Val0x on Nostr: The USS Abraham Lincoln sits in the Middle East. Fully armed. Strike-ready. Iran ...

The USS Abraham Lincoln sits in the Middle East. Fully armed. Strike-ready.

Iran schedules rocket launches for tomorrow. Talks continue in parallel.

This is strategic positioning at work.

Military forces understand something most operators don't: visible capacity creates negotiating power before any action occurs.

The carrier doesn't need to launch aircraft to influence outcomes. Its presence changes the calculation for every decision-maker in the region.

This is why militaries position assets before negotiations finalize. They build strategic options into geography.

Most businesses negotiate from wherever they happen to be standing when the conversation starts.
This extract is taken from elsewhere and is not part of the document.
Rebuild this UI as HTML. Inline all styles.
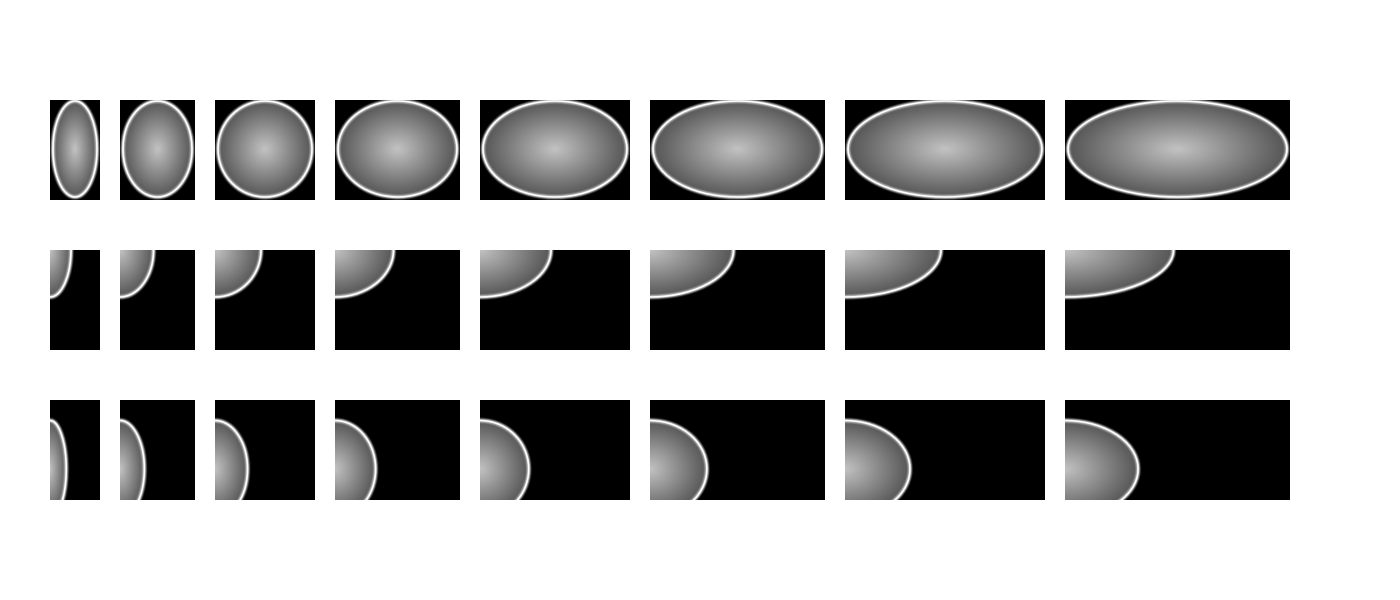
<!DOCTYPE html>
<html><head><meta charset="utf-8"><style>
html,body{margin:0;padding:0;background:#fff;width:1400px;height:600px;overflow:hidden}
svg{display:block}
</style></head><body>
<svg id="fig" width="1400" height="600" xmlns="http://www.w3.org/2000/svg">
<defs>
<radialGradient id="g" cx="0.5" cy="0.5" r="0.5">
<stop offset="0" stop-color="#c2c2c2"/>
<stop offset="1" stop-color="#555"/>
</radialGradient>
<filter id="blur" x="-10%" y="-10%" width="120%" height="120%"><feGaussianBlur stdDeviation="0.9"/></filter>
</defs>
</svg>
<script>
const widths = [50, 75, 100, 125, 150, 175, 200, 225];
const rowTops = [100, 250, 400];
const cellHeight = 100;
const gap = 20;
const left0 = 50;
const NS = 'http://www.w3.org/2000/svg';
const svg = document.getElementById('fig');
const defs = svg.querySelector('defs');
const rowNames = ['full-ellipse-row', 'corner-ellipse-row', 'edge-ellipse-row'];
let x = left0;
widths.forEach((w, ci) => {
  rowTops.forEach((top, ri) => {
    const h = cellHeight;
    const cid = 'c' + ri + '_' + ci;
    const cp = document.createElementNS(NS, 'clipPath');
    cp.setAttribute('id', cid);
    const cr = document.createElementNS(NS, 'rect');
    cr.setAttribute('x', x); cr.setAttribute('y', top);
    cr.setAttribute('width', w); cr.setAttribute('height', h);
    cp.appendChild(cr); defs.appendChild(cp);
    const g = document.createElementNS(NS, 'g');
    
    
    g.setAttribute('clip-path', 'url(#' + cid + ')');
    const bg = document.createElementNS(NS, 'rect');
    bg.setAttribute('x', x); bg.setAttribute('y', top);
    bg.setAttribute('width', w); bg.setAttribute('height', h);
    bg.setAttribute('fill', '#000');
    g.appendChild(bg);
    let cx, cy, rx, ry;
    if (ri === 0) { cx = x + w / 2; cy = top + 49; rx = w / 2 - 3; ry = 48; }
    else if (ri === 1) { cx = x; cy = top; rx = w / 2 - 4; ry = 47; }
    else { cx = x; cy = top + 69; rx = w * 0.325; ry = 48.5; }
    const e = document.createElementNS(NS, 'ellipse');
    e.setAttribute('cx', cx); e.setAttribute('cy', cy);
    e.setAttribute('rx', rx); e.setAttribute('ry', ry);
    e.setAttribute('fill', 'url(#g)');
    g.appendChild(e);
    const glow = document.createElementNS(NS, 'ellipse');
    glow.setAttribute('cx', cx); glow.setAttribute('cy', cy);
    glow.setAttribute('rx', rx); glow.setAttribute('ry', ry);
    glow.setAttribute('fill', 'none');
    glow.setAttribute('stroke', '#bbb');
    glow.setAttribute('stroke-width', '4');
    glow.setAttribute('filter', 'url(#blur)');
    g.appendChild(glow);
    const rim = document.createElementNS(NS, 'ellipse');
    rim.setAttribute('cx', cx); rim.setAttribute('cy', cy);
    rim.setAttribute('rx', rx); rim.setAttribute('ry', ry);
    rim.setAttribute('fill', 'none');
    rim.setAttribute('stroke', '#fff');
    rim.setAttribute('stroke-width', '1.6');
    g.appendChild(rim);
    svg.appendChild(g);
  });
  x += w + gap;
});
</script>
</body></html>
By the time talks begin, positioning is fixed. Leverage is whatever exists in that moment.

The insight: strategic positioning precedes strategic negotiation.

When you position capacity visibly before conversations start, you change what's possible at the table. When you negotiate first and scramble for capacity second, you execute with whatever leverage exists when you need it.

Where is your capacity positioned before your next critical negotiation?

Do you build strategic optionality into your operations before conversations begin, or do you discover your leverage constraints in real-time during execution?

Real negotiating power lives in pre-positioned capacity that's visible before talks start.